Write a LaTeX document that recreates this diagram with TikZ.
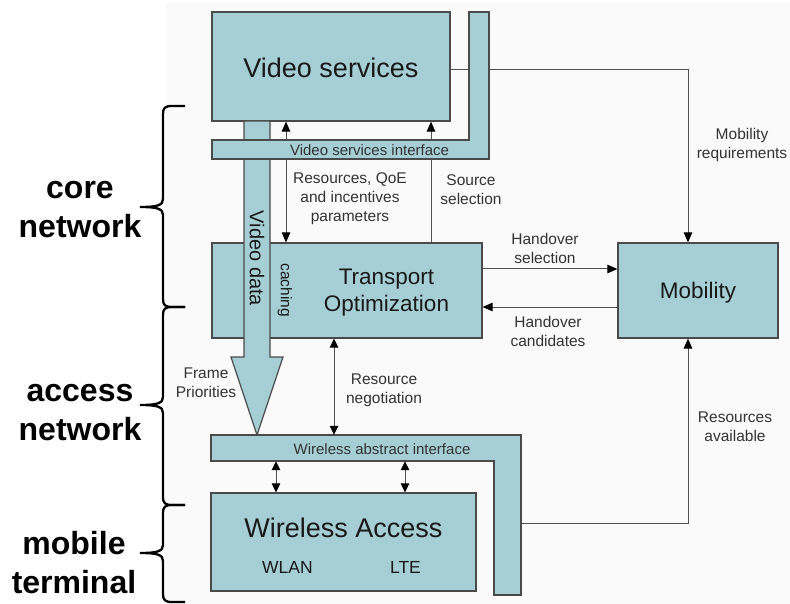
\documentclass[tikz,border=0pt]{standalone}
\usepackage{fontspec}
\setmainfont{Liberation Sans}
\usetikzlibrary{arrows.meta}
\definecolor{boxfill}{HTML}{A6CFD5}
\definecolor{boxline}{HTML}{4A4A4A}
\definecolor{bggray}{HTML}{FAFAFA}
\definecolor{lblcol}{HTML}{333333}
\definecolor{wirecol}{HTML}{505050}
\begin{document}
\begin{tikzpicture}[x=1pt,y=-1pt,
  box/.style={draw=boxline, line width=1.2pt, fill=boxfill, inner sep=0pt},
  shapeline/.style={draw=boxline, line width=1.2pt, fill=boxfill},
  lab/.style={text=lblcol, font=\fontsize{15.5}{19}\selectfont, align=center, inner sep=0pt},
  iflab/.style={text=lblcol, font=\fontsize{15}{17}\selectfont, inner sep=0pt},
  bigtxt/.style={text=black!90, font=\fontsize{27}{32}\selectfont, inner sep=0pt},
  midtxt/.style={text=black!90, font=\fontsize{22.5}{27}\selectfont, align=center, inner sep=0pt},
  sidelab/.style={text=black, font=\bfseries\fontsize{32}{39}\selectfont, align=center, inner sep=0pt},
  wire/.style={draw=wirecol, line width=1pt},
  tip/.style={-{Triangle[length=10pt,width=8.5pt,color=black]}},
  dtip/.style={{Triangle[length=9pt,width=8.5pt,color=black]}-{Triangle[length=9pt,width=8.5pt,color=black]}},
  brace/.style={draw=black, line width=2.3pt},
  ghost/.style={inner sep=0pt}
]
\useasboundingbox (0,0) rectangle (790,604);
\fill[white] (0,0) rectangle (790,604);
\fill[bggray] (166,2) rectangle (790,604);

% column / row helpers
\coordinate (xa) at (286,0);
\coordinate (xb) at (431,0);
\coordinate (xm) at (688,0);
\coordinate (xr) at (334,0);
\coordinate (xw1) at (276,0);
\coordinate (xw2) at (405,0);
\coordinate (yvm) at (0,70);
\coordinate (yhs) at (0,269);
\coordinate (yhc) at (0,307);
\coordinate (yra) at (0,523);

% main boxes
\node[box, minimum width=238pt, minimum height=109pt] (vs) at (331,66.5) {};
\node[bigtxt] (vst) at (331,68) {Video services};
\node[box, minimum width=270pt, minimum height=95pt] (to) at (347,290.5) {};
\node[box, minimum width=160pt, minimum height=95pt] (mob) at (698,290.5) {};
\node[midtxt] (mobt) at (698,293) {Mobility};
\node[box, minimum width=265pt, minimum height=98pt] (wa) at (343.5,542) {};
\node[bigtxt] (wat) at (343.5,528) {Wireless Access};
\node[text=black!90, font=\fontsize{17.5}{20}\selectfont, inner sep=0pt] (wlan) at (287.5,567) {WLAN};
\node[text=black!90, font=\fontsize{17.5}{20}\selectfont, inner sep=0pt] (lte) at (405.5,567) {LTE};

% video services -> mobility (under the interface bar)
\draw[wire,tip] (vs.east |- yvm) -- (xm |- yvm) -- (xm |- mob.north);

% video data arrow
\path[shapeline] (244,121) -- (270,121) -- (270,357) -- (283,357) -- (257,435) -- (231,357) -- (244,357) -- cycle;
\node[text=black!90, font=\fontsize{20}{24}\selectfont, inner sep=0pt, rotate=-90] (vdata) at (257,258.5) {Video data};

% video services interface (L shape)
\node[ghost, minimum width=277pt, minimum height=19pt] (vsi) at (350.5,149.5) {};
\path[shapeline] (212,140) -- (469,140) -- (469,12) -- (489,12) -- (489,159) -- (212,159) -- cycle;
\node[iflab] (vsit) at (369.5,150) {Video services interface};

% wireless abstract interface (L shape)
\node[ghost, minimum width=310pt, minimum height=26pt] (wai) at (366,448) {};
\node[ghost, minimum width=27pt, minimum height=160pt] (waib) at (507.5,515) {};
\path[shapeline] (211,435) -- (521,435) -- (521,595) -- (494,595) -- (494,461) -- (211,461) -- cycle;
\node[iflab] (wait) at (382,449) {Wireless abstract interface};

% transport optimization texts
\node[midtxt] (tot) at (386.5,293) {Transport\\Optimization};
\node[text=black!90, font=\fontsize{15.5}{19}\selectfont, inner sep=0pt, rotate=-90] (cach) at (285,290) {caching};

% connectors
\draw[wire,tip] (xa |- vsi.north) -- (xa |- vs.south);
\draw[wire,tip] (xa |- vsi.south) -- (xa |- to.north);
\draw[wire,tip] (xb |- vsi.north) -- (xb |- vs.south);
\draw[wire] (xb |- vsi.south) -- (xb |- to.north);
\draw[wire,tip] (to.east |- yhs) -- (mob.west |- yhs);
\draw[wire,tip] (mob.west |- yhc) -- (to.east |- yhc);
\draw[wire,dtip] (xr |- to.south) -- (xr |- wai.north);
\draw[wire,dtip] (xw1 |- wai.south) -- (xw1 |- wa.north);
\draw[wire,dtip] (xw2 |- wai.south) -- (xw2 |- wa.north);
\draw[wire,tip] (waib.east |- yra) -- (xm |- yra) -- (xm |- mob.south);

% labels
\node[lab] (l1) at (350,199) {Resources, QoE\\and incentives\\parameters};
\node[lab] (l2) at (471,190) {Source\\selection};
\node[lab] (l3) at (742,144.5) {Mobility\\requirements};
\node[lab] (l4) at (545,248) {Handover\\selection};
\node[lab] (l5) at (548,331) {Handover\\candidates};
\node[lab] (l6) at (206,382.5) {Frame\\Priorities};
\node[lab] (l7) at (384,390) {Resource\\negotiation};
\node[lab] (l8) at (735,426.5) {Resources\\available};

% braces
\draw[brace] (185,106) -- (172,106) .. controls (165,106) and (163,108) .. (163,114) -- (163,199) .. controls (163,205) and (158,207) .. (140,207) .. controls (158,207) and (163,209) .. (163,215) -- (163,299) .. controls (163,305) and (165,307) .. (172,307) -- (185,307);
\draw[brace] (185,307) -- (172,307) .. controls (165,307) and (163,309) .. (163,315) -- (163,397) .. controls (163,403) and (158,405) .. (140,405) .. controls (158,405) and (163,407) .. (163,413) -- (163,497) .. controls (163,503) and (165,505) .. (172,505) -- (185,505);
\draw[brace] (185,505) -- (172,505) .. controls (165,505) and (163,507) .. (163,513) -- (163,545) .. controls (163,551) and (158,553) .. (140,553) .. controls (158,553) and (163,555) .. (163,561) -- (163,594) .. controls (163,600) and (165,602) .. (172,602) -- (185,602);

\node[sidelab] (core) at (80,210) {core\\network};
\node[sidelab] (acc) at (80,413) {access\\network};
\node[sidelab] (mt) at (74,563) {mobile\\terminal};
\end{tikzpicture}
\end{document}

☆ ☆ ☆ ☆ ☆

Print the data above verbatim from the first line through the line holding "(166,2) rectangle (790,604);", leaving every picture out.

• **Result**:
Write a LaTeX document that recreates this diagram with TikZ.
\documentclass[tikz,border=0pt]{standalone}
\usepackage{fontspec}
\setmainfont{Liberation Sans}
\usetikzlibrary{arrows.meta}
\definecolor{boxfill}{HTML}{A6CFD5}
\definecolor{boxline}{HTML}{4A4A4A}
\definecolor{bggray}{HTML}{FAFAFA}
\definecolor{lblcol}{HTML}{333333}
\definecolor{wirecol}{HTML}{505050}
\begin{document}
\begin{tikzpicture}[x=1pt,y=-1pt,
  box/.style={draw=boxline, line width=1.2pt, fill=boxfill, inner sep=0pt},
  shapeline/.style={draw=boxline, line width=1.2pt, fill=boxfill},
  lab/.style={text=lblcol, font=\fontsize{15.5}{19}\selectfont, align=center, inner sep=0pt},
  iflab/.style={text=lblcol, font=\fontsize{15}{17}\selectfont, inner sep=0pt},
  bigtxt/.style={text=black!90, font=\fontsize{27}{32}\selectfont, inner sep=0pt},
  midtxt/.style={text=black!90, font=\fontsize{22.5}{27}\selectfont, align=center, inner sep=0pt},
  sidelab/.style={text=black, font=\bfseries\fontsize{32}{39}\selectfont, align=center, inner sep=0pt},
  wire/.style={draw=wirecol, line width=1pt},
  tip/.style={-{Triangle[length=10pt,width=8.5pt,color=black]}},
  dtip/.style={{Triangle[length=9pt,width=8.5pt,color=black]}-{Triangle[length=9pt,width=8.5pt,color=black]}},
  brace/.style={draw=black, line width=2.3pt},
  ghost/.style={inner sep=0pt}
]
\useasboundingbox (0,0) rectangle (790,604);
\fill[white] (0,0) rectangle (790,604);
\fill[bggray] (166,2) rectangle (790,604);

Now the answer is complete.